Inhabited since around 6000 BC, there has been sporadic evidence of humans as far back as the Palaeolithic period. During antiquity the Phoenicians encroached upon the island, leading the islanders to turn to Carthage for help, becoming a vassal state until the Punic wars, where the Romans destroyed Carthage and took control of Sardinia. Upon the collapse of the empire, Sardinia, managed to avoid occupation by the invading Arab tribes that conquered many of the other islands in the Mediterranean. It remained independent during the medieval period, although it was politically allied to the Genoese city state. Sardinia tried to remain independent throughout the growth of large kingdoms in Europe, although that became difficult and it was eventually conquered by the Spaniards and became a part of the Kingdom of Aragon. It remained a part of the Spanish Crown until the Spanish Was or Succession, in 1708, when it became a part of the Austro-Hungarian Empire. It was then awarded to the Dukes of Savoy at the Treaty of London and remained an independent kingdom, (apart from a brief spell under Napoleon), until it joined the kingdom of Italy in 1861.
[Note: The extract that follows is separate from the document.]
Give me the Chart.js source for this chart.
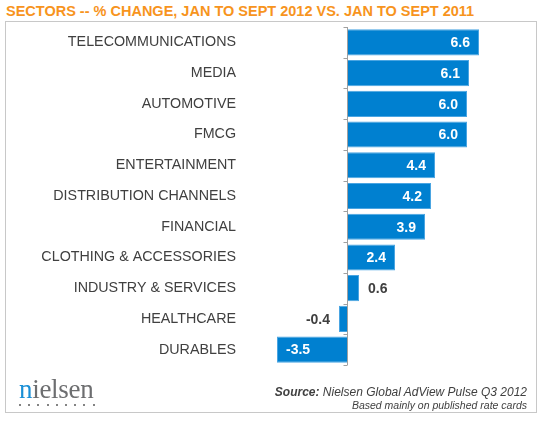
<!DOCTYPE html>
<html>
<head>
<meta charset="utf-8">
<script src="https://cdn.jsdelivr.net/npm/chart.js@4.4.1/dist/chart.umd.min.js"></script>
<style>
    html, body { margin: 0; padding: 0; background: #fff; }
    #wrap { position: relative; width: 540px; height: 422px; overflow: hidden; font-family: "Liberation Sans", Arial, sans-serif; }
    #title { position: absolute; left: 6px; top: 3px; font-size: 14.5px; line-height: 16px; font-weight: bold; color: #f7941d; white-space: nowrap; }
    #box { position: absolute; left: 5px; top: 21px; width: 532px; height: 392px; box-sizing: border-box; border: 1px solid #c8c8c8; }
    #chart { position: absolute; left: 0; top: 0; }
    #logo { position: absolute; left: 19px; top: 374px; font-family: "Liberation Serif", "Times New Roman", serif; font-size: 27px; line-height: 30px; color: #6d6e70; letter-spacing: -0.3px; }
    #logo .n { color: #1a8fd6; }
    #dots { position: absolute; left: 19px; top: 404px; display: flex; gap: 7.2px; }
    #dots span { width: 2px; height: 2px; border-radius: 1px; background: #5a5a5a; display: block; }
    #source { position: absolute; right: 13px; top: 385px; text-align: right; color: #404040; font-style: italic; white-space: nowrap; }
    #source .l1 { font-size: 12px; line-height: 14px; }
    #source .l2 { font-size: 10.5px; line-height: 13px; }
</style>
</head>
<body>
<div id="wrap">
    <div id="title">SECTORS -- % CHANGE, JAN TO SEPT 2012 VS. JAN TO SEPT 2011</div>
    <div id="box"></div>
    <canvas id="chart" width="540" height="422"></canvas>
    <div id="logo"><span class="n">n</span>ielsen</div>
    <div id="dots"><span></span><span></span><span></span><span></span><span></span><span></span><span></span><span></span><span></span></div>
    <div id="source">
        <div class="l1"><b>Source:</b> Nielsen Global AdView Pulse Q3 2012</div>
        <div class="l2">Based mainly on published rate cards</div>
    </div>
</div>
<script>
const sectors = ['TELECOMMUNICATIONS', 'MEDIA', 'AUTOMOTIVE', 'FMCG', 'ENTERTAINMENT',
    'DISTRIBUTION CHANNELS', 'FINANCIAL', 'CLOTHING & ACCESSORIES', 'INDUSTRY & SERVICES',
    'HEALTHCARE', 'DURABLES'];
const changes = [6.6, 6.1, 6.0, 6.0, 4.4, 4.2, 3.9, 2.4, 0.6, -0.4, -3.5];

// zero axis line with little ticks between categories, plus value labels
const barLabels = {
    id: 'barLabels',
    afterDatasetsDraw(chart) {
        const ctx = chart.ctx;
        const xs = chart.scales.x;
        const ys = chart.scales.y;
        const x0 = Math.round(xs.getPixelForValue(0)) + 0.5;
        const step = ys.getPixelForValue(1) - ys.getPixelForValue(0);
        ctx.save();
        ctx.strokeStyle = '#a0a0a0';
        ctx.lineWidth = 1;
        ctx.beginPath();
        ctx.moveTo(x0, ys.getPixelForValue(0) - step / 2);
        ctx.lineTo(x0, ys.getPixelForValue(sectors.length - 1) + step / 2);
        for (let i = 0; i <= sectors.length; i++) {
            const y = Math.round(ys.getPixelForValue(i) - step / 2) + 0.5;
            ctx.moveTo(x0 - 4, y);
            ctx.lineTo(x0, y);
        }
        ctx.stroke();

        ctx.font = 'bold 14px "Liberation Sans", Arial, sans-serif';
        ctx.textBaseline = 'middle';
        chart.getDatasetMeta(0).data.forEach((bar, i) => {
            const v = changes[i];
            const w = Math.abs(bar.x - bar.base);
            const txt = v.toFixed(1);
            const inside = w > 30;
            let x;
            if (v >= 0) {
                ctx.textAlign = inside ? 'right' : 'left';
                x = inside ? bar.x - 9 : bar.x + 9;
            } else {
                ctx.textAlign = inside ? 'left' : 'right';
                x = inside ? bar.x + 9 : bar.x - 9;
            }
            ctx.fillStyle = inside ? '#ffffff' : '#404040';
            ctx.fillText(txt, x, bar.y + 1);
        });
        ctx.restore();
    }
};

new Chart(document.getElementById('chart'), {
    type: 'bar',
    data: {
        labels: sectors,
        datasets: [{
            data: changes,
            backgroundColor: '#0080d0',
            borderColor: '#4aa5e2',
            borderWidth: 1,
            barPercentage: 0.85,
            categoryPercentage: 1
        }]
    },
    options: {
        indexAxis: 'y',
        responsive: false,
        animation: false,
        devicePixelRatio: 1,
        layout: { padding: { top: 27, bottom: 57, left: 0, right: 33 } },
        plugins: {
            legend: { display: false },
            tooltip: { enabled: false }
        },
        scales: {
            x: {
                display: false,
                min: -3.5,
                max: 8
            },
            y: {
                border: { display: false },
                grid: { display: false, drawTicks: false },
                ticks: {
                    padding: 41,
                    color: '#404040',
                    font: { family: '"Liberation Sans", Arial, sans-serif', size: 14.3 }
                },
                afterFit(scale) {
                    scale.width = 277;
                    scale.paddingTop = 0;
                    scale.paddingBottom = 0;
                }
            }
        }
    },
    plugins: [barLabels]
});
</script>
</body>
</html>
Traditional Sardinian cuisine is a mixture of seafood and preserved meats that come from the rich agrarian tradition on the island. Visitors can enjoy dishes such as ‘Pani Frattau’ a traditional Sardinian pizza that is topped off with a poached egg; ‘maialetto’ a slow roasted piglet that is beautifully succulent; zuppa gallurese is a traditional Sardinian soup; while fregola, are small balls of pasta that are dressed using either seafood or meat. The island is equally good for deserts, including seadas, a delicious fritter flavoured with cheese and honey. Sardinia is also renowned for the quality of its wines, with Carginano and Cannonau, both excellent reds and Malvasia a pudding wine that goes well with deserts, to top off your romantic holiday away.

Family Activities

The island offers the perfect combination of activities that the entire family can enjoy. It has a dramatic landscape, with a hilly mountainous region in the centre and sandy beaches on the edges, making it ideal for active families who want to get out and about. There are numerous mountain trails, which can be walked or biked, while sheltered capes such as Capo Teste are the ideal place for children to play safely during the family holiday.

Tours and Attractions

With its incredible sites the island has a rich history that dates back to the Bronze Age and is literally dotted with evidence of that, including: The Bronze Age Fortress of Su Nuraxi and the Giant’s Grave. This coupled with places of stunning natural beauty like the stalactite cave, Neptune’s Grotto and the impressive Gorropu Gorge ensure that there is plenty to see, while you are there. Sardinia is also famed for the quality of its beaches, with Cala Luna and Capo Teste considered especially good.


The island has a more refined atmosphere with trendy clubs in some of the larger destinations, with Olbia and the capital Cagliari considered especially good. If you are planning an evening out in Cagliari, then the place to go is the citadel area, which has become very fashionable over recent years. If you want a more traditional Sardinian night, then head to the coast with friends or family and enjoy a relaxing stroll, followed by a delicious meal and a drink gazing out to sea.


Like most places in Italy, is it great for those who like to buy local food produce, with a plethora of local specialities to enjoy, such as: local wine or pecorino cheese, a salty local speciality that is a bit like parmesan. There are plenty of open-air markets on the islands including the Mercato San Benedetto in Cagliari and the Mercato Civico in Piazza, where visitors can purchase a variety of great local items. The best place to shop is Cagliari, with Largo Carlo Felice and Via Roma crammed full of shops selling fashion, jewellery and much, much more.